Return every line below as is, leaving out the pictures.

* begin Supplied material *

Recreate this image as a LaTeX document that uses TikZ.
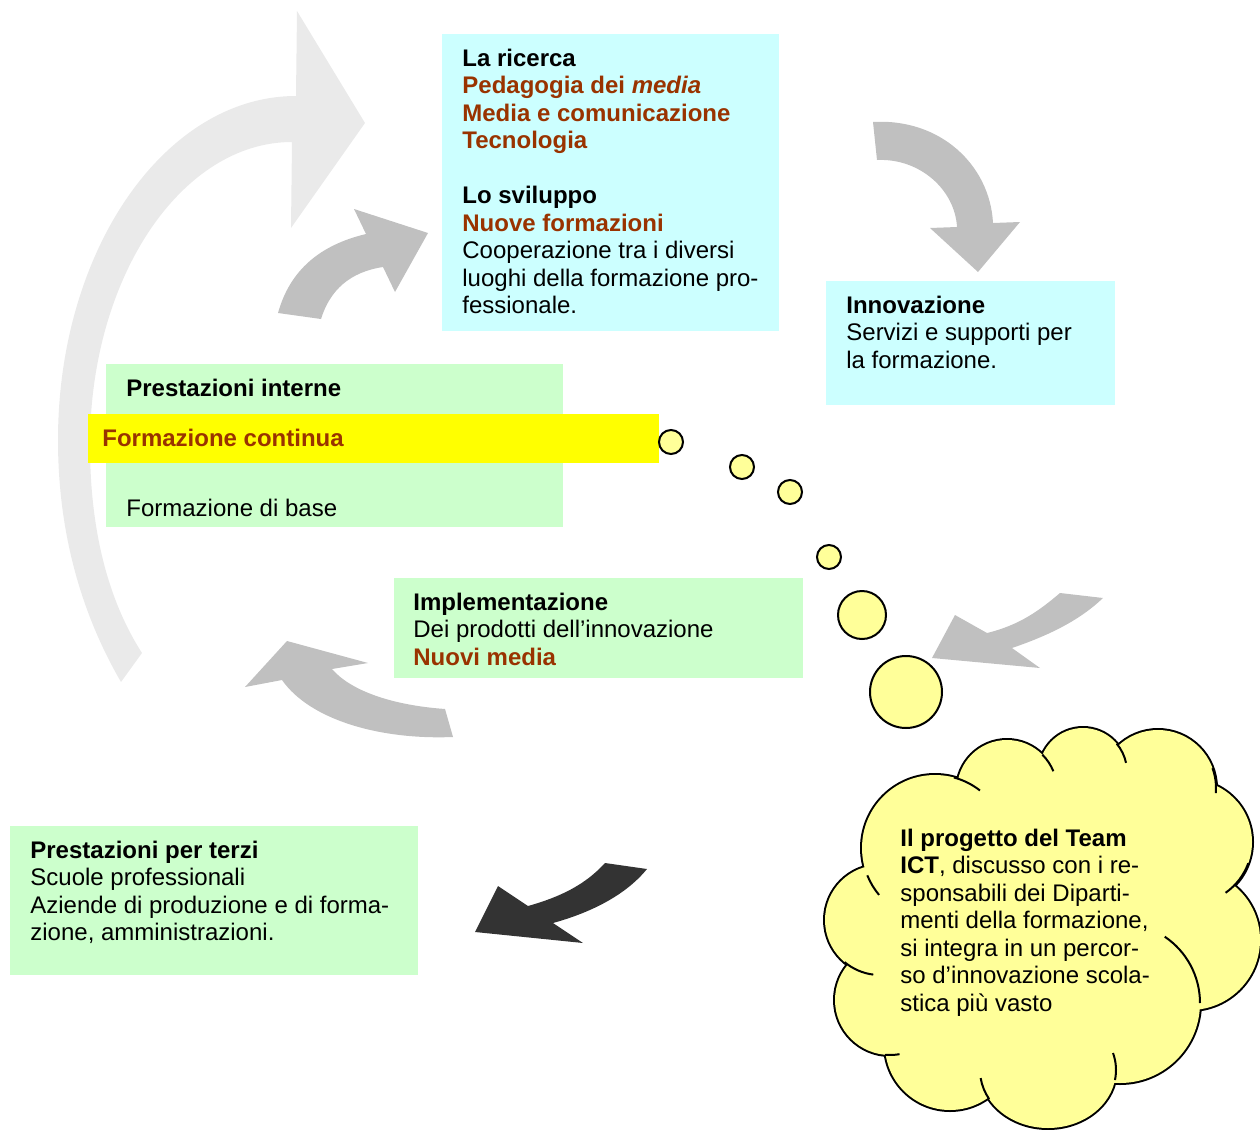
\documentclass[tikz,border=0pt]{standalone}
\usepackage{fontspec}
\setmainfont{Liberation Sans}
\usetikzlibrary{positioning}
\definecolor{celeste}{HTML}{CCFFFF}
\definecolor{verdino}{HTML}{CCFFCC}
\definecolor{giallo}{HTML}{FFFF00}
\definecolor{crema}{HTML}{FFFF99}
\definecolor{mattone}{HTML}{993300}
\definecolor{grigio}{HTML}{C0C0C0}
\definecolor{grigino}{HTML}{EAEAEA}
\definecolor{scuro}{HTML}{333333}
\newcommand\rosso[1]{\textcolor{mattone}{\textbf{#1}}}
\tikzset{testo/.style={anchor=north west,inner sep=0pt,align=left,font=\fontsize{12}{13.75}\selectfont},
  bolla/.style={circle,draw,line width=1pt,fill=crema,inner sep=0pt}}

\begin{document}
\begin{tikzpicture}[x=0.5pt,y=-0.5pt]%
        \useasboundingbox (0,0) rectangle (1260,1130);%%
        %\draw[step=100,color=gray,very thin] (0,0) grid (1260,1130);%%
        % frecce
        \fill[grigino] (296,96) .. controls (165,96) and (58,250) .. (58,440) .. controls (58,540) and (85,620) .. (121,682)%%
          -- (142,653) .. controls (108,600) and (90,530) .. (90,445) .. controls (90,278) and (181,142) .. (292,142)%%
          -- (291,228) -- (365,123) -- (297,11) -- cycle;%%
        \fill[grigio] (278,313) .. controls (290,270) and (320,245) .. (366,234) -- (354,209) -- (428,233)%%
          -- (395,292) -- (383,267) .. controls (350,272) and (330,290) .. (321,319) -- cycle;%%
        \fill[grigio] (873,122) .. controls (940,118) and (990,165) .. (993,223) -- (1020,222) -- (978,272)%%
          -- (930,228) -- (957,227) .. controls (955,190) and (920,158) .. (877,160) -- cycle;%%
        \fill[grigio] (1060,593) .. controls (1040,610) and (1020,625) .. (987,633) -- (955,615) -- (932,658)%%
          -- (1040,668) -- (1012,648) .. controls (1050,635) and (1080,620) .. (1103,598) -- cycle;%%
        \fill[grigio] (445,709) .. controls (390,705) and (350,690) .. (332,669) -- (368,663) -- (287,641)%%
          -- (245,687) -- (282,680) .. controls (310,720) and (380,740) .. (453,737) -- cycle;%%
        \fill[scuro] (605,863) .. controls (585,885) and (560,897) .. (528,906) -- (498,886) -- (475,932)%%
          -- (583,943) -- (553,923) .. controls (600,910) and (630,890) .. (647,869) -- cycle;%%
        % riquadri
        \fill[celeste] (442,34) rectangle (779,331);%%
        \fill[celeste] (826,281) rectangle (1115,405);%%
        \fill[verdino] (106,364) rectangle (563,527);%%
        \fill[giallo] (88,414) rectangle (659,463);%%
        \fill[verdino] (394,578) rectangle (803,678);%%
        \fill[verdino] (10,826) rectangle (418,975);%%
        % nuvola
        \foreach \cx/\cy/\r in {935/848/73,1007/790/50,1083/772/44,1158/788/58,1190/842/62,1190/940/70,1120/1003/80,950/1045/65,890/1000/55,880/920/55}
          \draw[line width=2pt] (\cx,\cy) circle[radius=\r];%%
        \draw[line width=2pt] (1048,1070) ellipse[x radius=68,y radius=58];%%
        \foreach \cx/\cy/\r in {935/848/73,1007/790/50,1083/772/44,1158/788/58,1190/842/62,1190/940/70,1120/1003/80,950/1045/65,890/1000/55,880/920/55}
          \fill[crema] (\cx,\cy) circle[radius=\r];%%
        \fill[crema] (1048,1070) ellipse[x radius=68,y radius=58];%%
        \fill[crema] (1040,930) ellipse[x radius=170,y radius=150];%%
        \begin{scope}[line width=1pt]
        \draw (935,848) ++(-75:73) arc[start angle=-75,end angle=-52,radius=73];%%
        \draw (1007,790) ++(-45:50) arc[start angle=-45,end angle=-22,radius=50];%%
        \draw (1083,772) ++(-40:44) arc[start angle=-40,end angle=-12,radius=44];%%
        \draw (1158,788) ++(-20:58) arc[start angle=-20,end angle=5,radius=58];%%
        \draw (1190,842) ++(20:62) arc[start angle=20,end angle=55,radius=62];%%
        \draw (1120,1003) ++(-56:80) arc[start angle=-56,end angle=0,radius=80];%%
        \draw (1048,1070) ++(10:68 and 58) arc[start angle=10,end angle=-17,x radius=68,y radius=58];%%
        \draw (1048,1070) ++(150:68 and 58) arc[start angle=150,end angle=172,x radius=68,y radius=58];%%
        \draw (890,1000) ++(95:55) arc[start angle=95,end angle=80,radius=55];%%
        \draw (880,920) ++(130:55) arc[start angle=130,end angle=97,radius=55];%%
        \draw (935,848) ++(140:73) arc[start angle=140,end angle=158,radius=73];%%
        \end{scope}
        % bolle
        \node[bolla,minimum size=12pt] (b1) at (671,442) {};%%
        \node[bolla,minimum size=12pt] (b2) at (742,467) {};%%
        \node[bolla,minimum size=12pt] (b3) at (790,492) {};%%
        \node[bolla,minimum size=12pt] (b4) at (829,557) {};%%
        \node[bolla,minimum size=24pt] (b5) at (862,615) {};%%
        \node[bolla,minimum size=36pt] (b6) at (906,692) {};%%
        % testi
        \node[testo] (ricerca) at (462,46.75) {\strut\textbf{La ricerca}\\
          \rosso{Pedagogia dei \textit{media}}\\
          \rosso{Media e comunicazione}\\
          \rosso{Tecnologia}\\[13.75pt]
          \textbf{Lo sviluppo}\\
          \rosso{Nuove formazioni}\\
          Cooperazione tra i diversi\\
          luoghi della formazione pro-\\
          fessionale.};%%
        \node[testo] (innov) at (846,293.75) {\strut\textbf{Innovazione}\\Servizi e supporti per\\la formazione.};%%
        \node[testo] (interne) at (126,376.75) {\strut\textbf{Prestazioni interne}};%%
        \node[testo] (continua) at (102,426.75) {\strut\rosso{Formazione continua}};%%
        \node[testo] (base) at (126,496.75) {\strut Formazione di base};%%
        \node[testo] (implem) at (413,590.75) {\strut\textbf{Implementazione}\\Dei prodotti dell’innovazione\\\rosso{Nuovi media}};%%
        \node[testo] (terzi) at (30,838.75) {\strut\textbf{Prestazioni per terzi}\\Scuole professionali\\Aziende di produzione e di forma-\\zione, amministrazioni.};%%
        \node[testo] (team) at (900,826.75) {\strut\textbf{Il progetto del Team}\\\textbf{ICT}, discusso con i re-\\sponsabili dei Diparti-\\menti della formazione,\\si integra in un percor-\\so d’innovazione scola-\\stica più vasto};%%
\end{tikzpicture}
\end{document}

* end Supplied material *

Exercise response:
Recreate this image as a LaTeX document that uses TikZ.
\documentclass[tikz,border=0pt]{standalone}
\usepackage{fontspec}
\setmainfont{Liberation Sans}
\usetikzlibrary{positioning}
\definecolor{celeste}{HTML}{CCFFFF}
\definecolor{verdino}{HTML}{CCFFCC}
\definecolor{giallo}{HTML}{FFFF00}
\definecolor{crema}{HTML}{FFFF99}
\definecolor{mattone}{HTML}{993300}
\definecolor{grigio}{HTML}{C0C0C0}
\definecolor{grigino}{HTML}{EAEAEA}
\definecolor{scuro}{HTML}{333333}
\newcommand\rosso[1]{\textcolor{mattone}{\textbf{#1}}}
\tikzset{testo/.style={anchor=north west,inner sep=0pt,align=left,font=\fontsize{12}{13.75}\selectfont},
  bolla/.style={circle,draw,line width=1pt,fill=crema,inner sep=0pt}}

\begin{document}
\begin{tikzpicture}[x=0.5pt,y=-0.5pt]%
        \useasboundingbox (0,0) rectangle (1260,1130);%%
        %\draw[step=100,color=gray,very thin] (0,0) grid (1260,1130);%%
        % frecce
        \fill[grigino] (296,96) .. controls (165,96) and (58,250) .. (58,440) .. controls (58,540) and (85,620) .. (121,682)%%
          -- (142,653) .. controls (108,600) and (90,530) .. (90,445) .. controls (90,278) and (181,142) .. (292,142)%%
          -- (291,228) -- (365,123) -- (297,11) -- cycle;%%
        \fill[grigio] (278,313) .. controls (290,270) and (320,245) .. (366,234) -- (354,209) -- (428,233)%%
          -- (395,292) -- (383,267) .. controls (350,272) and (330,290) .. (321,319) -- cycle;%%
        \fill[grigio] (873,122) .. controls (940,118) and (990,165) .. (993,223) -- (1020,222) -- (978,272)%%
          -- (930,228) -- (957,227) .. controls (955,190) and (920,158) .. (877,160) -- cycle;%%
        \fill[grigio] (1060,593) .. controls (1040,610) and (1020,625) .. (987,633) -- (955,615) -- (932,658)%%
          -- (1040,668) -- (1012,648) .. controls (1050,635) and (1080,620) .. (1103,598) -- cycle;%%
        \fill[grigio] (445,709) .. controls (390,705) and (350,690) .. (332,669) -- (368,663) -- (287,641)%%
          -- (245,687) -- (282,680) .. controls (310,720) and (380,740) .. (453,737) -- cycle;%%
        \fill[scuro] (605,863) .. controls (585,885) and (560,897) .. (528,906) -- (498,886) -- (475,932)%%
          -- (583,943) -- (553,923) .. controls (600,910) and (630,890) .. (647,869) -- cycle;%%
        % riquadri
        \fill[celeste] (442,34) rectangle (779,331);%%
        \fill[celeste] (826,281) rectangle (1115,405);%%
        \fill[verdino] (106,364) rectangle (563,527);%%
        \fill[giallo] (88,414) rectangle (659,463);%%
        \fill[verdino] (394,578) rectangle (803,678);%%
        \fill[verdino] (10,826) rectangle (418,975);%%
        % nuvola
        \foreach \cx/\cy/\r in {935/848/73,1007/790/50,1083/772/44,1158/788/58,1190/842/62,1190/940/70,1120/1003/80,950/1045/65,890/1000/55,880/920/55}
          \draw[line width=2pt] (\cx,\cy) circle[radius=\r];%%
        \draw[line width=2pt] (1048,1070) ellipse[x radius=68,y radius=58];%%
        \foreach \cx/\cy/\r in {935/848/73,1007/790/50,1083/772/44,1158/788/58,1190/842/62,1190/940/70,1120/1003/80,950/1045/65,890/1000/55,880/920/55}
          \fill[crema] (\cx,\cy) circle[radius=\r];%%
        \fill[crema] (1048,1070) ellipse[x radius=68,y radius=58];%%
        \fill[crema] (1040,930) ellipse[x radius=170,y radius=150];%%
        \begin{scope}[line width=1pt]
        \draw (935,848) ++(-75:73) arc[start angle=-75,end angle=-52,radius=73];%%
        \draw (1007,790) ++(-45:50) arc[start angle=-45,end angle=-22,radius=50];%%
        \draw (1083,772) ++(-40:44) arc[start angle=-40,end angle=-12,radius=44];%%
        \draw (1158,788) ++(-20:58) arc[start angle=-20,end angle=5,radius=58];%%
        \draw (1190,842) ++(20:62) arc[start angle=20,end angle=55,radius=62];%%
        \draw (1120,1003) ++(-56:80) arc[start angle=-56,end angle=0,radius=80];%%
        \draw (1048,1070) ++(10:68 and 58) arc[start angle=10,end angle=-17,x radius=68,y radius=58];%%
        \draw (1048,1070) ++(150:68 and 58) arc[start angle=150,end angle=172,x radius=68,y radius=58];%%
        \draw (890,1000) ++(95:55) arc[start angle=95,end angle=80,radius=55];%%
        \draw (880,920) ++(130:55) arc[start angle=130,end angle=97,radius=55];%%
        \draw (935,848) ++(140:73) arc[start angle=140,end angle=158,radius=73];%%
        \end{scope}
        % bolle
        \node[bolla,minimum size=12pt] (b1) at (671,442) {};%%
        \node[bolla,minimum size=12pt] (b2) at (742,467) {};%%
        \node[bolla,minimum size=12pt] (b3) at (790,492) {};%%
        \node[bolla,minimum size=12pt] (b4) at (829,557) {};%%
        \node[bolla,minimum size=24pt] (b5) at (862,615) {};%%
        \node[bolla,minimum size=36pt] (b6) at (906,692) {};%%
        % testi
        \node[testo] (ricerca) at (462,46.75) {\strut\textbf{La ricerca}\\
          \rosso{Pedagogia dei \textit{media}}\\
          \rosso{Media e comunicazione}\\
          \rosso{Tecnologia}\\[13.75pt]
          \textbf{Lo sviluppo}\\
          \rosso{Nuove formazioni}\\
          Cooperazione tra i diversi\\
          luoghi della formazione pro-\\
          fessionale.};%%
        \node[testo] (innov) at (846,293.75) {\strut\textbf{Innovazione}\\Servizi e supporti per\\la formazione.};%%
        \node[testo] (interne) at (126,376.75) {\strut\textbf{Prestazioni interne}};%%
        \node[testo] (continua) at (102,426.75) {\strut\rosso{Formazione continua}};%%
        \node[testo] (base) at (126,496.75) {\strut Formazione di base};%%
        \node[testo] (implem) at (413,590.75) {\strut\textbf{Implementazione}\\Dei prodotti dell’innovazione\\\rosso{Nuovi media}};%%
        \node[testo] (terzi) at (30,838.75) {\strut\textbf{Prestazioni per terzi}\\Scuole professionali\\Aziende di produzione e di forma-\\zione, amministrazioni.};%%
        \node[testo] (team) at (900,826.75) {\strut\textbf{Il progetto del Team}\\\textbf{ICT}, discusso con i re-\\sponsabili dei Diparti-\\menti della formazione,\\si integra in un percor-\\so d’innovazione scola-\\stica più vasto};%%
\end{tikzpicture}
\end{document}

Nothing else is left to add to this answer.